*Source data:*

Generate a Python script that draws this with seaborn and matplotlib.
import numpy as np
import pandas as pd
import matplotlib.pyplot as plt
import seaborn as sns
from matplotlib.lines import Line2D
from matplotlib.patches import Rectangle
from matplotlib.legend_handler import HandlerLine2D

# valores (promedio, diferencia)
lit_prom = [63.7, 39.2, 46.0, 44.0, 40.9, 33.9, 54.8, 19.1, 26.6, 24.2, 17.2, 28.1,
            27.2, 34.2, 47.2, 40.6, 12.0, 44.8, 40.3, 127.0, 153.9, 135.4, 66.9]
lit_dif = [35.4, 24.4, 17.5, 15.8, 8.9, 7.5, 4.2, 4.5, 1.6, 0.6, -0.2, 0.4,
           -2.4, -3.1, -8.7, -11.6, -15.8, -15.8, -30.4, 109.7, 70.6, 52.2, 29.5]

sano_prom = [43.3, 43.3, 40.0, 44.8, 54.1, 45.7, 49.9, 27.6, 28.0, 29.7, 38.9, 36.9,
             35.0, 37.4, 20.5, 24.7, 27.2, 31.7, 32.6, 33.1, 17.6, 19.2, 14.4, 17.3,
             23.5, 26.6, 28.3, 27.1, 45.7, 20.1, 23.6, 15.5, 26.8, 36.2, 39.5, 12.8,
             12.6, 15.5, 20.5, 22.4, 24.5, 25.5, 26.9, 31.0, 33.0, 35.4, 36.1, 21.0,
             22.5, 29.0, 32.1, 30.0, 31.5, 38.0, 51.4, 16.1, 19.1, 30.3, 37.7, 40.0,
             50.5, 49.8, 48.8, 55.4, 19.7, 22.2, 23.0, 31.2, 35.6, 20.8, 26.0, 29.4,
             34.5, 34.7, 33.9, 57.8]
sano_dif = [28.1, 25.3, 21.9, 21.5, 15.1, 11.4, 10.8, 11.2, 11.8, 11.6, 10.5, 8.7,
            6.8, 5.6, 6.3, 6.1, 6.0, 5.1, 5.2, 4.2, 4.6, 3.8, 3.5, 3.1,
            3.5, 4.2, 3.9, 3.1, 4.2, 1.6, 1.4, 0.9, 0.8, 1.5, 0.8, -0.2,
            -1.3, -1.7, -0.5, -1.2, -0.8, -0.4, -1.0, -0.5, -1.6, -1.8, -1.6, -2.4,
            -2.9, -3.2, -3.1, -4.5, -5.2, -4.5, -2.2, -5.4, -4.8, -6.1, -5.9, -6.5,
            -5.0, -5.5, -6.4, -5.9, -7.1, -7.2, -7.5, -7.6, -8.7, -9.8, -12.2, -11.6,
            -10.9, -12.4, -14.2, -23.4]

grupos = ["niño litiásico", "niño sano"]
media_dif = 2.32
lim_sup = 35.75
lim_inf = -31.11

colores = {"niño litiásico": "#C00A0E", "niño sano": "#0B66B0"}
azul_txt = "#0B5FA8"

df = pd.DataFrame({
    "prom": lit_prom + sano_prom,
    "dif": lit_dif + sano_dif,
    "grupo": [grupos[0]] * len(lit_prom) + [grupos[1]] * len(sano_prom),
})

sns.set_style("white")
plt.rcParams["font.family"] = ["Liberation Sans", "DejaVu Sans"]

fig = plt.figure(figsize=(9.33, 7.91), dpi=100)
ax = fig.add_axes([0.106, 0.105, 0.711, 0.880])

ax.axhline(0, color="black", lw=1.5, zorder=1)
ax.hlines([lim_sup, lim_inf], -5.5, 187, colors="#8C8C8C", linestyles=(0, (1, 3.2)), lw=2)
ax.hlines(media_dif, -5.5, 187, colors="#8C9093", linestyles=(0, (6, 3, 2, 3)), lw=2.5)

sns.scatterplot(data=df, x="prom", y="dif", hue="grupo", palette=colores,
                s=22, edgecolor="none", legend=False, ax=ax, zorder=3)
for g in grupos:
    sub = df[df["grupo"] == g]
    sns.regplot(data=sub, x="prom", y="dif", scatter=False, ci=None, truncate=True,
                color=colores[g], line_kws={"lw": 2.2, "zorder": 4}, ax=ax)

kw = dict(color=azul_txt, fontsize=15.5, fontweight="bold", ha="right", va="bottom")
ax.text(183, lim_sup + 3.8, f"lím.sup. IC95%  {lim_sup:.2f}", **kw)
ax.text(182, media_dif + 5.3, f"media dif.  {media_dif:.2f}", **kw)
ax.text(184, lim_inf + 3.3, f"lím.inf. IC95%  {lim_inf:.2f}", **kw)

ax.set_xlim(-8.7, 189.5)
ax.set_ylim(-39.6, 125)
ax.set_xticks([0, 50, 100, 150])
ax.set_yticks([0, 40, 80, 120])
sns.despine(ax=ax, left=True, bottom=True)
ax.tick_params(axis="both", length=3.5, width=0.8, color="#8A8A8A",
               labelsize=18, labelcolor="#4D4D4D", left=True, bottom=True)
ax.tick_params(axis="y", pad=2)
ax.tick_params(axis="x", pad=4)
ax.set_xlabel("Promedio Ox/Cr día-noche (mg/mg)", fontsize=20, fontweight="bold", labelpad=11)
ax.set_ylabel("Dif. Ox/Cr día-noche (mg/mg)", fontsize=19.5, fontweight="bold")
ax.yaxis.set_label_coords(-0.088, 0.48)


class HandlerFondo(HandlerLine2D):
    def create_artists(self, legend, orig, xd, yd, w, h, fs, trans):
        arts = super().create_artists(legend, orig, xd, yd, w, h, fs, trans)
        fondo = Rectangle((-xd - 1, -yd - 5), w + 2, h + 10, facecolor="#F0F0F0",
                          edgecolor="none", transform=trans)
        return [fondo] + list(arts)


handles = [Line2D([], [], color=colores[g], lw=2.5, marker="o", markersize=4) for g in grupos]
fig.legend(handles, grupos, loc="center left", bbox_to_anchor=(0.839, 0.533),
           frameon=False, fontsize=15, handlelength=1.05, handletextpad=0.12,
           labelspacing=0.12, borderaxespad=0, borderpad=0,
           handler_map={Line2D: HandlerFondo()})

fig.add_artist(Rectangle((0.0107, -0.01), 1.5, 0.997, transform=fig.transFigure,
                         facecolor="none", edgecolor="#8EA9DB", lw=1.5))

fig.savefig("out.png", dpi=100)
* * *
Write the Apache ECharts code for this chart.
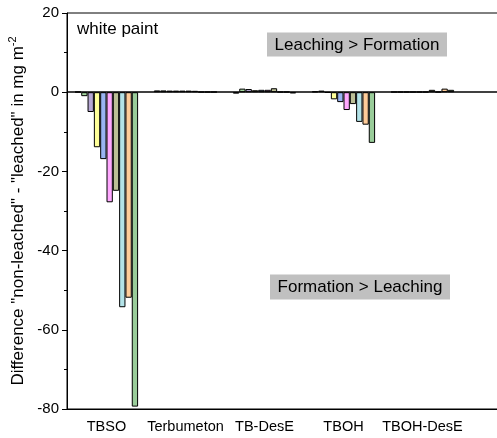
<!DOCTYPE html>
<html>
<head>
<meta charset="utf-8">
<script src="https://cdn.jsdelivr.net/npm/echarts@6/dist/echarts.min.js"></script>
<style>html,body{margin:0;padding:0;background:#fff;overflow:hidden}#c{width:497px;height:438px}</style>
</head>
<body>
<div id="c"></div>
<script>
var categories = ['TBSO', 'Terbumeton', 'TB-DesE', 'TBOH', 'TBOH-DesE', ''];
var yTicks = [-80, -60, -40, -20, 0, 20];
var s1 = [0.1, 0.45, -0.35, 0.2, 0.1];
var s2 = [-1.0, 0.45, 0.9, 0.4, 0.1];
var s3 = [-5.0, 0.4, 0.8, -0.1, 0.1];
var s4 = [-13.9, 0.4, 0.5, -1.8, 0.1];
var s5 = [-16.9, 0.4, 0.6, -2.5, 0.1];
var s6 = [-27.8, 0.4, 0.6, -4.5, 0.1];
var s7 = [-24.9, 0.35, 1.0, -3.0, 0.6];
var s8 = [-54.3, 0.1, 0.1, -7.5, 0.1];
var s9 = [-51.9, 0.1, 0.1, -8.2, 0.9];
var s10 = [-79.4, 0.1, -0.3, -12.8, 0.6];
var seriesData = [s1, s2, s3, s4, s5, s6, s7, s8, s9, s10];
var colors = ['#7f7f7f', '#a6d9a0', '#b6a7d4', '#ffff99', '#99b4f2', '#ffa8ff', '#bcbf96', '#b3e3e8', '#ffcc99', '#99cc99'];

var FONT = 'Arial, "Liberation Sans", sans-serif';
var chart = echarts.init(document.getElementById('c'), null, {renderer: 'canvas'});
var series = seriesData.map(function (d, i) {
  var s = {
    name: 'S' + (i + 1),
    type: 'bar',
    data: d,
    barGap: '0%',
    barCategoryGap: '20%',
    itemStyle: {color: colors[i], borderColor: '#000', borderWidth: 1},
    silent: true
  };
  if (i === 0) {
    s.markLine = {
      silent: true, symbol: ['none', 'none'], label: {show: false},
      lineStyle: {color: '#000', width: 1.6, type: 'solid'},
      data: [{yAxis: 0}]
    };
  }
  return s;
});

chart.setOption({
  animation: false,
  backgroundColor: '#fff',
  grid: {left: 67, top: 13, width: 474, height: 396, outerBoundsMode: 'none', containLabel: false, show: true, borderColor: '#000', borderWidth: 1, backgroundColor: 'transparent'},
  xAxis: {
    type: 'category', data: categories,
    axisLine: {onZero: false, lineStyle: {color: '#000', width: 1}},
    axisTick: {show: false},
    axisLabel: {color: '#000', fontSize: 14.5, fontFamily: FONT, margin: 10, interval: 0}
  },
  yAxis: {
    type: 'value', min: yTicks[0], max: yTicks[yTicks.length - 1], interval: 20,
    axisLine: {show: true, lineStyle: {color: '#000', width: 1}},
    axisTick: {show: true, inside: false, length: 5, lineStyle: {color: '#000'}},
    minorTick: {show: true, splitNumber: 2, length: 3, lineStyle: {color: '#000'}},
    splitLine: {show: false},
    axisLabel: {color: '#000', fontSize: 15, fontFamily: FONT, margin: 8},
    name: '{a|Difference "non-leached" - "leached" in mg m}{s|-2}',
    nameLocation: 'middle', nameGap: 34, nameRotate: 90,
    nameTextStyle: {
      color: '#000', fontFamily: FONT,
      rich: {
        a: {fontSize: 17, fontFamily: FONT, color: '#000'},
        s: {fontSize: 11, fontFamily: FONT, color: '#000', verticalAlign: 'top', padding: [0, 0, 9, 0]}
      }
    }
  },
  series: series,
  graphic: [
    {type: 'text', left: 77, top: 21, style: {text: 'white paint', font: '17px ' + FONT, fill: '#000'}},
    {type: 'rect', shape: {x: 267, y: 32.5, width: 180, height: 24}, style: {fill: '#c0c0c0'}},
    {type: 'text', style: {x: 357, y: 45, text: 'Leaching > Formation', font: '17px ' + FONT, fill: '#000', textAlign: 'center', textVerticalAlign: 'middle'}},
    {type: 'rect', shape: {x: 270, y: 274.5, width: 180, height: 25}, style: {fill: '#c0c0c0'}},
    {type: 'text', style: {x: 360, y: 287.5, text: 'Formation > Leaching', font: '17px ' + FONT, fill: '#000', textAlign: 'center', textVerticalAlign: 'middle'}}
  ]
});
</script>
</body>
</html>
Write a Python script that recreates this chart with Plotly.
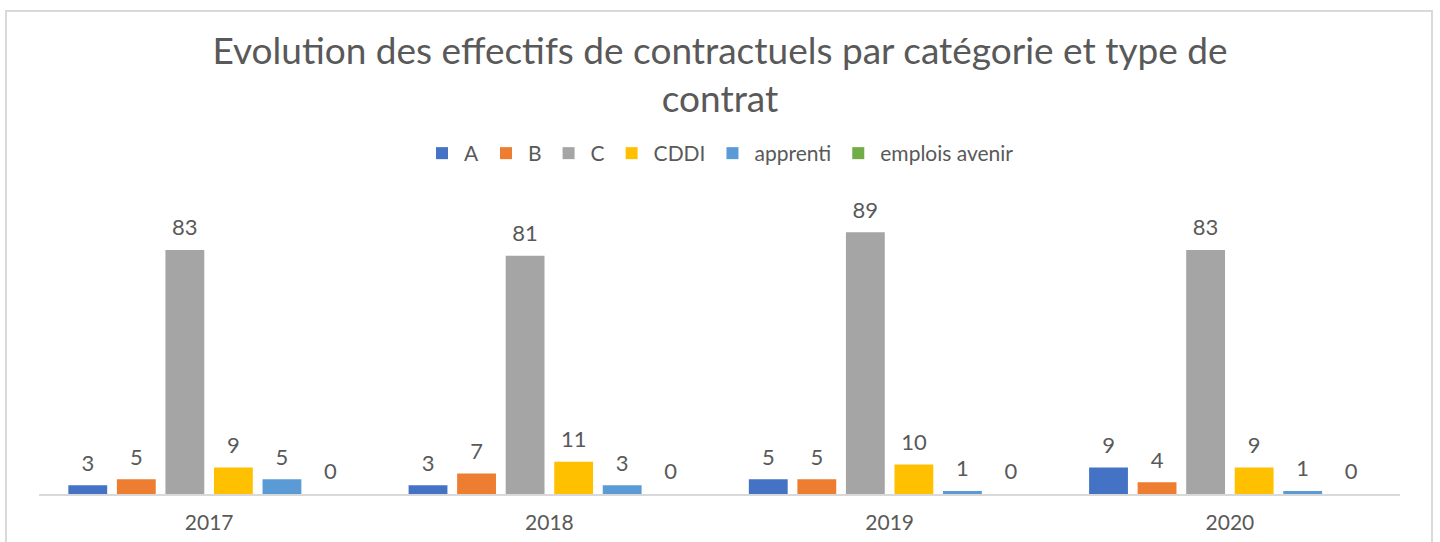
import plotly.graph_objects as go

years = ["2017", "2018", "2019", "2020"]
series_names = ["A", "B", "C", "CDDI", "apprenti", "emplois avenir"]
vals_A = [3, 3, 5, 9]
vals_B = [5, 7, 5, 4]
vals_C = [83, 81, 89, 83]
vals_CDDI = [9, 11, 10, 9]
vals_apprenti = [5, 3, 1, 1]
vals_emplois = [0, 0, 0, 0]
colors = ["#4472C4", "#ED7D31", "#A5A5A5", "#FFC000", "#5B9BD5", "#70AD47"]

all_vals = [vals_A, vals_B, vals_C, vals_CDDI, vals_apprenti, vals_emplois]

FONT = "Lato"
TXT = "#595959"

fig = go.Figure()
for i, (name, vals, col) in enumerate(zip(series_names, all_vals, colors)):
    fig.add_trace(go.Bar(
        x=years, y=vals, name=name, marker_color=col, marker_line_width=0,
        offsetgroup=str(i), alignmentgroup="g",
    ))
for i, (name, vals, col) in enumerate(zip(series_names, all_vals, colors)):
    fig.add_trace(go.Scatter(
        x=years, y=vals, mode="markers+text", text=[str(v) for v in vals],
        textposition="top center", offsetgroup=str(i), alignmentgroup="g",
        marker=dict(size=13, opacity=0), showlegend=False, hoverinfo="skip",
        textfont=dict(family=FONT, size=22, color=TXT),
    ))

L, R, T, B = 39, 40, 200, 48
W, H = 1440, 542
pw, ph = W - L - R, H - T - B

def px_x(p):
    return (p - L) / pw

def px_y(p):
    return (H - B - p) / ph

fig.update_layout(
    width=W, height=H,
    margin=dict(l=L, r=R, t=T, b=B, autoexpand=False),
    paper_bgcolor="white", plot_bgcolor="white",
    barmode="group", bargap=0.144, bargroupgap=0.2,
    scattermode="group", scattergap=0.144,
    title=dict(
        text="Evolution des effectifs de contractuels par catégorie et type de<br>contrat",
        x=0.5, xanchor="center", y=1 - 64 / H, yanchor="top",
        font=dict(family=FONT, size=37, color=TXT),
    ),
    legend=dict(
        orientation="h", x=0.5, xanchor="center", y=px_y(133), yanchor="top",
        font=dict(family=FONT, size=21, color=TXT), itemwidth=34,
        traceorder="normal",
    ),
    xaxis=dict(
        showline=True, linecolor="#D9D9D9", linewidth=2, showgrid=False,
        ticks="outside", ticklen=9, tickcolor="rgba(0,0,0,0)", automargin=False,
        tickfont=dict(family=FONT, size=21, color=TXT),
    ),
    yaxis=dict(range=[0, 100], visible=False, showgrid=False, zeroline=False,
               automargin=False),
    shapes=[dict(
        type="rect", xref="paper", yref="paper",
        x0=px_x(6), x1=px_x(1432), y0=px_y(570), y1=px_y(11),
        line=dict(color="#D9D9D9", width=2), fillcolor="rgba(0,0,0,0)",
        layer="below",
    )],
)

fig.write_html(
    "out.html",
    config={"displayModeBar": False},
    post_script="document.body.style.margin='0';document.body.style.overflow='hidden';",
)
---
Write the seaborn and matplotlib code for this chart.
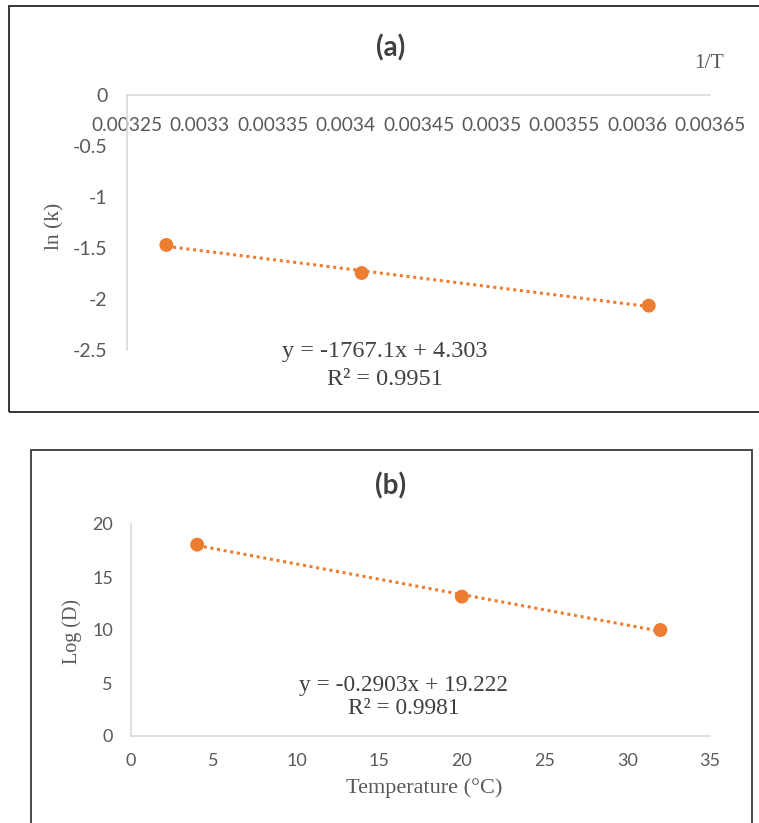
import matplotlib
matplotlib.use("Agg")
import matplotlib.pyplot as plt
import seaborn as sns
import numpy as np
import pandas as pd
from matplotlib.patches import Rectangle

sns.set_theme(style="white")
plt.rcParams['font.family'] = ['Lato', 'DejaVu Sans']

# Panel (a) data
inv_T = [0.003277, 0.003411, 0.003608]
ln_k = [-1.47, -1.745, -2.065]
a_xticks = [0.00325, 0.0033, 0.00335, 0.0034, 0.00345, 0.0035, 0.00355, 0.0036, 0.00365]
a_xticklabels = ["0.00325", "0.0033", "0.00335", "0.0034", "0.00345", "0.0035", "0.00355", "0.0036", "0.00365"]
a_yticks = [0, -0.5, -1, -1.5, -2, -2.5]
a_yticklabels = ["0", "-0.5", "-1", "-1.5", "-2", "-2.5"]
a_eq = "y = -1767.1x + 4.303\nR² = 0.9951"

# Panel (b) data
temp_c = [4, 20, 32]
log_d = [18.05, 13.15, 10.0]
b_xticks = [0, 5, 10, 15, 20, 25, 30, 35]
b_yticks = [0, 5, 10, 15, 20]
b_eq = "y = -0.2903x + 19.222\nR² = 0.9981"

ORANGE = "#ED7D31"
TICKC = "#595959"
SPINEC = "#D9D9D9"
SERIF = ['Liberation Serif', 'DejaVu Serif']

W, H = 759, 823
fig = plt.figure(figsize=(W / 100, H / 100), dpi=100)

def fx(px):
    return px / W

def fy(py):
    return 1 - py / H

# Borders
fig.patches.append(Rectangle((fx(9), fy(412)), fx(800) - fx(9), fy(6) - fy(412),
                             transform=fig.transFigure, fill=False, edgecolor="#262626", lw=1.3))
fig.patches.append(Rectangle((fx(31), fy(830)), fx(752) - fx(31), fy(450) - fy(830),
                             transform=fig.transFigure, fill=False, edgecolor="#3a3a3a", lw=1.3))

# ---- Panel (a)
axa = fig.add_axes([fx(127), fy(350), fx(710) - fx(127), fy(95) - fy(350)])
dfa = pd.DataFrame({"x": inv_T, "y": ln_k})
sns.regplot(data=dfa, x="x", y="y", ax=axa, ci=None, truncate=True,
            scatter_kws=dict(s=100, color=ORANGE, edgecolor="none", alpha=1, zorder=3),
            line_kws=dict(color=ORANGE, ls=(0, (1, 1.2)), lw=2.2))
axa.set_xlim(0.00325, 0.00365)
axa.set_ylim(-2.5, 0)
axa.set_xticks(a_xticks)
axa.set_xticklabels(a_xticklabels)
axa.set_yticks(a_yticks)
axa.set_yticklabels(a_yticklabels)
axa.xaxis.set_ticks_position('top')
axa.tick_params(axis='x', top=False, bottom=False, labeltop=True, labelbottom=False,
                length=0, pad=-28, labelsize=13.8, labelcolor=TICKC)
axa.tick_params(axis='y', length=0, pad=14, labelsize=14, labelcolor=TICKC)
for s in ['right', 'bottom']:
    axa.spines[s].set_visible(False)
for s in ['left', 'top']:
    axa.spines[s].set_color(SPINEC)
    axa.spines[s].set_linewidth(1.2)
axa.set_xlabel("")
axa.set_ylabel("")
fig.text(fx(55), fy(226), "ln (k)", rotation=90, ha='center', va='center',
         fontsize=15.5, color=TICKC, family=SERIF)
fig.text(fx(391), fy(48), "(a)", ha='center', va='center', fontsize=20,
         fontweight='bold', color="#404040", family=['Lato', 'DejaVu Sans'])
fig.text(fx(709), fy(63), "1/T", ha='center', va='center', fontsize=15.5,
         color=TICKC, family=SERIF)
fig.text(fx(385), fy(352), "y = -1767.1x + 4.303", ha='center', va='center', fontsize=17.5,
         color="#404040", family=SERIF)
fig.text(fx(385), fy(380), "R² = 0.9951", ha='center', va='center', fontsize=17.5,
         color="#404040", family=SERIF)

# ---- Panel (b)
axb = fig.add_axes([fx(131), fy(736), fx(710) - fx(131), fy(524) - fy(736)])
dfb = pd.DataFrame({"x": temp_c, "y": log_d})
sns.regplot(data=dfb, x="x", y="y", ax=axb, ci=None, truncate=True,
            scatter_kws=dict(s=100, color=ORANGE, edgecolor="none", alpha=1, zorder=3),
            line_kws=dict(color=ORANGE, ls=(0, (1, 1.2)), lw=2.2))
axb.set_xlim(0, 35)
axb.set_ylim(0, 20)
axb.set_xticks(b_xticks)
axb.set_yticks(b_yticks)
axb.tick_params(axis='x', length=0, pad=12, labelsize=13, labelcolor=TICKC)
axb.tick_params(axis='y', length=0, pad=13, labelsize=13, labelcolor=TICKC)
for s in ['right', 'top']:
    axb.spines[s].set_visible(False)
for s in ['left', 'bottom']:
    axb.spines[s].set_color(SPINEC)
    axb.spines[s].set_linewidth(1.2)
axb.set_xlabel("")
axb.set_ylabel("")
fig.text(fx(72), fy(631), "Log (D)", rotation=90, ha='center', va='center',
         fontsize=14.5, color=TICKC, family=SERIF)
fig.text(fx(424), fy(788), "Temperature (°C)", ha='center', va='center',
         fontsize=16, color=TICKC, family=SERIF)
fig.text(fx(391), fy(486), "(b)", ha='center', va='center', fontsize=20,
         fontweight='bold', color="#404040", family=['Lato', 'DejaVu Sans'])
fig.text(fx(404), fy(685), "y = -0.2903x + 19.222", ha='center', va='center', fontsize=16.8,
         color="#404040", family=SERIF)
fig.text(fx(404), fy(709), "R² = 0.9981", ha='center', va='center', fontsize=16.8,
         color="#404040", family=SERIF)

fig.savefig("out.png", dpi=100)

*Required work:* Above are the records. Copy word for word only their lines from the one holding "Write a Python" through the one holding "import plotly.graph_objects as go", both included, and skip the images.

*Answer to this problem:*
Write a Python script that recreates this chart with Plotly.
import plotly.graph_objects as go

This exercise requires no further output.